Your first concern in selecting a gate driver is to find one that can drive enough current to switch your selected MOSFETs fast enough for your application. As a rough estimation, you can divide the total gate charge of your MOSFET by the current the driver can sink/supply.
$$ t_{on}=\frac{Q_g}{I_g}$$
Using the worst-case values for IRF1405 and the slower of your two gate drivers, IRS4253:
$$ \require{cancel} \begin{align}
t_{on} &= \frac{260 \cdot 10^{-9} C}{180 \cdot 10^{-3}A} \\
&= \frac{260 \cdot 10^{-6} \cancel{C}}{180 \cdot \cancel{C}/s} \\
&= 1.44 \mu s
\end{align} $$
Off is faster, because this driver (which is typical) can sink more current than it can source:
$$ \require{cancel} \begin{align}
t_{on} &= \frac{260 \cdot 10^{-9} C}{260 \cdot 10^{-3}A} \\
&= 1 \mu s
\end{align} $$
If your switching frequency is 10kHz, each switch period is \$1/10000 = 100\mu s\$ and you will spend \$ (1.44\mu s + 1\mu s) / 100\mu s = 2.44\%\$ of that time switching. Probably acceptable, but you should calculate your switching losses and check.
Also, keep in mind this calculation is an approximation. The current specified in the gate driver datasheet is current into a short circuit, but a MOSFET gate isn't that. Unlike a short circuit, the gate voltage rises as it is charged, which will reduce the current the driver can provide. Also, your layout may introduce more inductance and resistance than there was in the test circuit the manufacturer used, further reducing current. Consequently, your actual switching losses may be higher than this calculation suggests.
In selecting the bootstrap capacitor, you want to make sure it's significantly bigger than the gate capacitance it will be charging, so that the bootstrap voltage doesn't sag appreciably when you switch. It also needs to supply whatever leakage current there is as long as you keep the high-side switched on. You can calculate these leakage currents, or just make the bootstrap capacitor way bigger to be safe. 100 times bigger than the gate capacitance should be good, so at least \$26\mu F\$. Bigger doesn't hurt much, so round up to a standard value or whatever you already have in the BOM or stock.
Since this capacitor is the power supply for the high-side gate current, you also want it to be very low impedance. It wouldn't hurt to parallel your big capacitor with some smaller \$100nF\$ decoupling capacitors very near the gate driver(s).

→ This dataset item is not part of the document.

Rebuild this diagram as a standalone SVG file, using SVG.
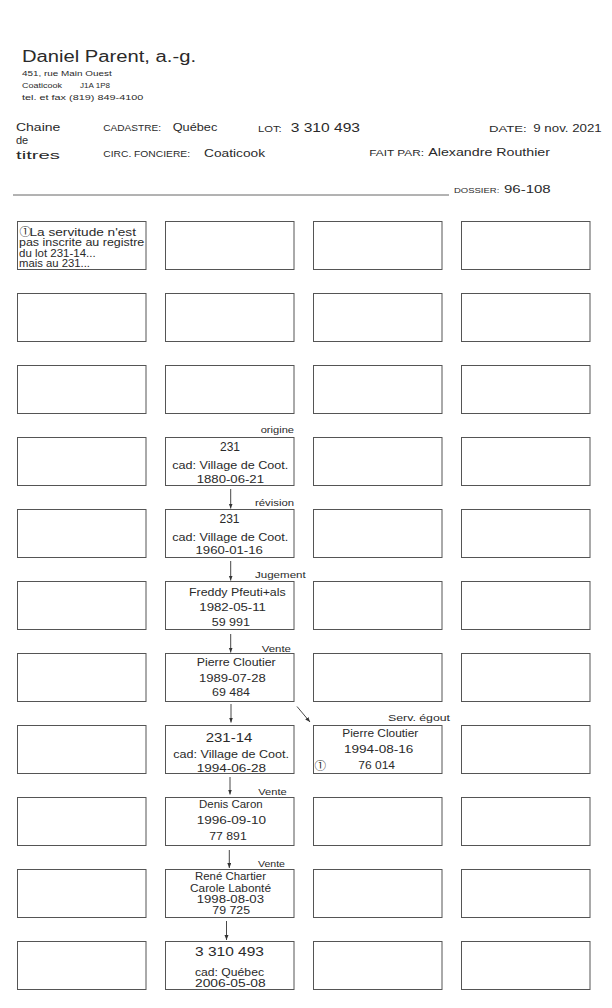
<svg xmlns="http://www.w3.org/2000/svg" width="612" height="1008" viewBox="0 0 612 1008">
<style>
text{font-family:"Liberation Sans","DejaVu Sans","Noto Sans CJK SC",sans-serif;fill:#2a2a2a;}
.box{fill:#fff;stroke:#555;stroke-width:1;}
.t{font-size:10px;}
.big{font-size:12px;}
.lbl{font-size:9.5px;}
.sm{font-size:7.5px;}
.hdr{font-size:11.5px;}
.cap{font-size:8.5px;}
.circ{font-size:11.5px;font-family:"Noto Sans CJK SC","DejaVu Sans",sans-serif;}
.conn{stroke:#333;stroke-width:0.9;fill:none;}
</style>
<defs>
<marker id="ah" markerUnits="userSpaceOnUse" markerWidth="6" markerHeight="6" refX="5" refY="2" orient="auto">
<path d="M0,0 L5,2 L0,4 z" fill="#333"/>
</marker>
</defs>
<rect x="0" y="0" width="612" height="1008" fill="#fff"/>
<g id="header">
<text x="22" y="62" font-size="16" textLength="174" lengthAdjust="spacingAndGlyphs">Daniel Parent, a.-g.</text>
<text x="22" y="76" class="sm" textLength="89.7" lengthAdjust="spacingAndGlyphs">451, rue Main Ouest</text>
<text x="22" y="87.7" class="sm" textLength="40" lengthAdjust="spacingAndGlyphs">Coaticook</text>
<text x="80" y="87.7" class="sm" textLength="30" lengthAdjust="spacingAndGlyphs">J1A 1P8</text>
<text x="22" y="100" class="sm" textLength="121.3" lengthAdjust="spacingAndGlyphs">tel. et fax (819) 849-4100</text>
<text x="16" y="130.7" font-size="11" textLength="44.3" lengthAdjust="spacingAndGlyphs">Chaine</text>
<text x="16" y="144.3" font-size="11">de</text>
<text x="16" y="158.7" font-size="11" textLength="44" lengthAdjust="spacingAndGlyphs">titres</text>
<text x="103.3" y="131.3" class="cap" textLength="57.7" lengthAdjust="spacingAndGlyphs">CADASTRE:</text>
<text x="172.7" y="131.3" class="hdr" textLength="44.6" lengthAdjust="spacingAndGlyphs">Québec</text>
<text x="258" y="132" class="cap" textLength="23.7" lengthAdjust="spacingAndGlyphs">LOT:</text>
<text x="290.7" y="132" class="big" textLength="69.3" lengthAdjust="spacingAndGlyphs">3 310 493</text>
<text x="489" y="132" class="cap" textLength="37.7" lengthAdjust="spacingAndGlyphs">DATE:</text>
<text x="533.3" y="132" class="hdr" textLength="68.4" lengthAdjust="spacingAndGlyphs">9 nov. 2021</text>
<text x="103.3" y="156.7" class="cap" textLength="86.7" lengthAdjust="spacingAndGlyphs">CIRC. FONCIERE:</text>
<text x="204" y="156.7" class="hdr" textLength="61" lengthAdjust="spacingAndGlyphs">Coaticook</text>
<text x="369.3" y="155.7" class="cap" textLength="54.7" lengthAdjust="spacingAndGlyphs">FAIT PAR:</text>
<text x="428.3" y="155.7" class="hdr" textLength="121.7" lengthAdjust="spacingAndGlyphs">Alexandre Routhier</text>
<line x1="13" y1="195" x2="449" y2="195" stroke="#666" stroke-width="1"/>
<text x="454" y="192.7" class="sm" textLength="45.3" lengthAdjust="spacingAndGlyphs">DOSSIER:</text>
<text x="504" y="192.7" class="hdr" textLength="46.7" lengthAdjust="spacingAndGlyphs">96-108</text>
</g>
<g id="grid">
<rect class="box" x="17.5" y="221.5" width="128.5" height="48"/><rect class="box" x="165.5" y="221.5" width="128.5" height="48"/><rect class="box" x="313.5" y="221.5" width="128.5" height="48"/><rect class="box" x="461.5" y="221.5" width="128.5" height="48"/>
<rect class="box" x="17.5" y="293.5" width="128.5" height="48"/><rect class="box" x="165.5" y="293.5" width="128.5" height="48"/><rect class="box" x="313.5" y="293.5" width="128.5" height="48"/><rect class="box" x="461.5" y="293.5" width="128.5" height="48"/>
<rect class="box" x="17.5" y="365.5" width="128.5" height="48"/><rect class="box" x="165.5" y="365.5" width="128.5" height="48"/><rect class="box" x="313.5" y="365.5" width="128.5" height="48"/><rect class="box" x="461.5" y="365.5" width="128.5" height="48"/>
<rect class="box" x="17.5" y="437.5" width="128.5" height="48"/><rect class="box" x="313.5" y="437.5" width="128.5" height="48"/><rect class="box" x="461.5" y="437.5" width="128.5" height="48"/>
<rect class="box" x="17.5" y="509.5" width="128.5" height="48"/><rect class="box" x="313.5" y="509.5" width="128.5" height="48"/><rect class="box" x="461.5" y="509.5" width="128.5" height="48"/>
<rect class="box" x="17.5" y="581.5" width="128.5" height="48"/><rect class="box" x="313.5" y="581.5" width="128.5" height="48"/><rect class="box" x="461.5" y="581.5" width="128.5" height="48"/>
<rect class="box" x="17.5" y="653.5" width="128.5" height="48"/><rect class="box" x="313.5" y="653.5" width="128.5" height="48"/><rect class="box" x="461.5" y="653.5" width="128.5" height="48"/>
<rect class="box" x="17.5" y="725.5" width="128.5" height="48"/><rect class="box" x="461.5" y="725.5" width="128.5" height="48"/>
<rect class="box" x="17.5" y="797.5" width="128.5" height="48"/><rect class="box" x="313.5" y="797.5" width="128.5" height="48"/><rect class="box" x="461.5" y="797.5" width="128.5" height="48"/>
<rect class="box" x="17.5" y="869.5" width="128.5" height="48"/><rect class="box" x="313.5" y="869.5" width="128.5" height="48"/><rect class="box" x="461.5" y="869.5" width="128.5" height="48"/>
<rect class="box" x="17.5" y="941.5" width="128.5" height="48"/><rect class="box" x="313.5" y="941.5" width="128.5" height="48"/><rect class="box" x="461.5" y="941.5" width="128.5" height="48"/>
</g>
<g id="note">
<text x="19.5" y="236" class="circ">①</text>
<text x="29.5" y="235.7" class="t" textLength="106.5" lengthAdjust="spacingAndGlyphs">La servitude n'est</text>
<text x="19" y="246" class="t" textLength="125.3" lengthAdjust="spacingAndGlyphs">pas inscrite au registre</text>
<text x="19" y="256.7" class="t" textLength="76.7" lengthAdjust="spacingAndGlyphs">du lot 231-14...</text>
<text x="19" y="266.7" class="t" textLength="71" lengthAdjust="spacingAndGlyphs">mais au 231...</text>
</g>
<g id="n231-origine">
<rect class="box" x="165.5" y="437.5" width="128.5" height="48"/>
<text x="220" y="451" class="big" textLength="20" lengthAdjust="spacingAndGlyphs">231</text>
<text x="172.3" y="469.3" class="t" textLength="116" lengthAdjust="spacingAndGlyphs">cad: Village de Coot.</text>
<text x="196.7" y="482.7" class="t" textLength="67.3" lengthAdjust="spacingAndGlyphs">1880-06-21</text>
</g>
<g id="n231-revision">
<rect class="box" x="165.5" y="509.5" width="128.5" height="48"/>
<text x="219.5" y="522.7" class="big" textLength="20" lengthAdjust="spacingAndGlyphs">231</text>
<text x="172.3" y="541" class="t" textLength="116" lengthAdjust="spacingAndGlyphs">cad: Village de Coot.</text>
<text x="195.5" y="554" class="t" textLength="67.3" lengthAdjust="spacingAndGlyphs">1960-01-16</text>
</g>
<g id="n59991">
<rect class="box" x="165.5" y="581.5" width="128.5" height="48"/>
<text x="189" y="595.7" class="t" textLength="96.7" lengthAdjust="spacingAndGlyphs">Freddy Pfeuti+als</text>
<text x="199.3" y="610.7" class="t" textLength="66.7" lengthAdjust="spacingAndGlyphs">1982-05-11</text>
<text x="211.7" y="625.7" class="t" textLength="38.3" lengthAdjust="spacingAndGlyphs">59 991</text>
</g>
<g id="n69484">
<rect class="box" x="165.5" y="653.5" width="128.5" height="48"/>
<text x="196.7" y="666" class="t" textLength="79" lengthAdjust="spacingAndGlyphs">Pierre Cloutier</text>
<text x="199" y="681.7" class="t" textLength="66.7" lengthAdjust="spacingAndGlyphs">1989-07-28</text>
<text x="212" y="696" class="t" textLength="38" lengthAdjust="spacingAndGlyphs">69 484</text>
</g>
<g id="n231-14">
<rect class="box" x="165.5" y="725.5" width="128.5" height="48"/>
<text x="205.7" y="741.7" class="big" textLength="46.6" lengthAdjust="spacingAndGlyphs">231-14</text>
<text x="173.3" y="758.3" class="t" textLength="115.7" lengthAdjust="spacingAndGlyphs">cad: Village de Coot.</text>
<text x="196.7" y="771.7" class="t" textLength="69.3" lengthAdjust="spacingAndGlyphs">1994-06-28</text>
</g>
<g id="n76014">
<rect class="box" x="313.5" y="725.5" width="128.5" height="48"/>
<text x="342.3" y="736.7" class="t" textLength="76" lengthAdjust="spacingAndGlyphs">Pierre Cloutier</text>
<text x="344" y="753.3" class="t" textLength="69.3" lengthAdjust="spacingAndGlyphs">1994-08-16</text>
<text x="314.5" y="769.8" class="circ">①</text>
<text x="358.3" y="769.3" class="t" textLength="36.7" lengthAdjust="spacingAndGlyphs">76 014</text>
</g>
<g id="n77891">
<rect class="box" x="165.5" y="797.5" width="128.5" height="48"/>
<text x="199" y="808.3" class="t" textLength="63.7" lengthAdjust="spacingAndGlyphs">Denis Caron</text>
<text x="196.7" y="824.3" class="t" textLength="69.3" lengthAdjust="spacingAndGlyphs">1996-09-10</text>
<text x="209.3" y="840" class="t" textLength="37.4" lengthAdjust="spacingAndGlyphs">77 891</text>
</g>
<g id="n79725">
<rect class="box" x="165.5" y="869.5" width="128.5" height="48"/>
<text x="195" y="880" class="t" textLength="71" lengthAdjust="spacingAndGlyphs">René Chartier</text>
<text x="190" y="891.7" class="t" textLength="81" lengthAdjust="spacingAndGlyphs">Carole Labonté</text>
<text x="196.7" y="902.7" class="t" textLength="67.3" lengthAdjust="spacingAndGlyphs">1998-08-03</text>
<text x="212.3" y="914.3" class="t" textLength="37.7" lengthAdjust="spacingAndGlyphs">79 725</text>
</g>
<g id="n3310493">
<rect class="box" x="165.5" y="941.5" width="128.5" height="48"/>
<text x="195" y="956" class="big" textLength="69" lengthAdjust="spacingAndGlyphs">3 310 493</text>
<text x="195" y="975.7" class="t" textLength="69" lengthAdjust="spacingAndGlyphs">cad: Québec</text>
<text x="195" y="986.7" class="t" textLength="70.7" lengthAdjust="spacingAndGlyphs">2006-05-08</text>
</g>
<g id="connectors">
<line class="conn" x1="230.7" y1="489" x2="230.7" y2="508.5" marker-end="url(#ah)"/>
<line class="conn" x1="230.7" y1="561" x2="230.7" y2="580.5" marker-end="url(#ah)"/>
<line class="conn" x1="230.7" y1="634" x2="230.7" y2="652.5" marker-end="url(#ah)"/>
<line class="conn" x1="231" y1="704" x2="231" y2="722.5" marker-end="url(#ah)"/>
<line class="conn" x1="297" y1="706.5" x2="310" y2="722" marker-end="url(#ah)"/>
<line class="conn" x1="230" y1="777" x2="230" y2="794.5" marker-end="url(#ah)"/>
<line class="conn" x1="229.3" y1="850" x2="229.3" y2="868" marker-end="url(#ah)"/>
<line class="conn" x1="226.5" y1="921" x2="226.5" y2="940" marker-end="url(#ah)"/>
<text x="260.7" y="433.3" class="lbl" textLength="33.3" lengthAdjust="spacingAndGlyphs">origine</text>
<text x="255" y="506" class="lbl" textLength="39" lengthAdjust="spacingAndGlyphs">révision</text>
<text x="255" y="578.3" class="lbl" textLength="50.7" lengthAdjust="spacingAndGlyphs">Jugement</text>
<text x="261.7" y="651.7" class="lbl" textLength="29.3" lengthAdjust="spacingAndGlyphs">Vente</text>
<text x="388" y="721" class="lbl" textLength="62" lengthAdjust="spacingAndGlyphs">Serv. égout</text>
<text x="258.3" y="795" class="lbl" textLength="28.4" lengthAdjust="spacingAndGlyphs">Vente</text>
<text x="258" y="867.3" class="lbl" textLength="27" lengthAdjust="spacingAndGlyphs">Vente</text>
</g>
</svg>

Selecting a bootstrap diode isn't terribly difficult. It needs to be able to withstand the reverse voltage when the H-bridge is switched high. Also keep in mind that you will lose the diode's voltage drop from the gate voltage. A Schottky diode might be nice for this reason, but depending on your circuit, you may not find one that can take the reverse voltage. A simple 1N4148 can take reverse voltage up to \$100V\$.
The reverse recovery time of the diode can also be relevant if your are switching very fast; 1N4148 has a reverse recovery time of \$4ns\$, so you will have to have the H-bridge switched low for significantly longer than that for the bootstrap capacitor to have time to recharge between cycles.
The root of the problem to be solved by this circuit is that the Drain of the upper FET is not at a fixed voltage level (goes up & down), and you have to supply about 10V relative to its Drain at the Gate to open it.
What exactly the bootstrap capacitor is doing over here ?
It creates a voltage that is about (almost) VCC + VS. Since VS is sometimes almost equal to the highest power supply line within the circuit (up to 500V or 600V, according to the drawing in the data sheet), there would be no way to get a voltage ~10V higher than that without some kind of "magic". The magic works by charging a capacitor through a diode to about Vcc when Vs is at GND (lower FET is conducting), and then this capacitor can provide the neccessary voltage level needed to open the Gate of the upper FET, and keep the Gate at a higher voltage even when the upper FET opens and VS goes up.
Best Answer
The datasheet shows this for a reason. If you are not completely sure what it's purpose is and know that you don't need it, then you have to include it.
In this case, the FET driver is intended for N channel FETs both top and bottom. When the top FET turns on, it's drain and source voltage will be close. After all the purpose is for the FET to act like a switch. N channel FETs require a higher gate voltage than the source to turn on. This means a higher voltage than the top rail. The diode along with the cap between Vb and Vs are part of a charge pump to produce this higher voltage.
If you happen to have the higher voltage already available, then you might be able to use it and not include the charge pump. To do so, you need to read the datasheet very carefully and see if this is possible with that device, and if so, exactly what requirements and restrictions there might be.
One drawback of the charge pump method is that the FET needs to be regularly switched for the charge pump to maintain a voltage ready to switch the FET. If you will have long periods at 100% PWM, for example, you may have to consider other methods. Again, the datasheet for the FET driver should go into detail on all this.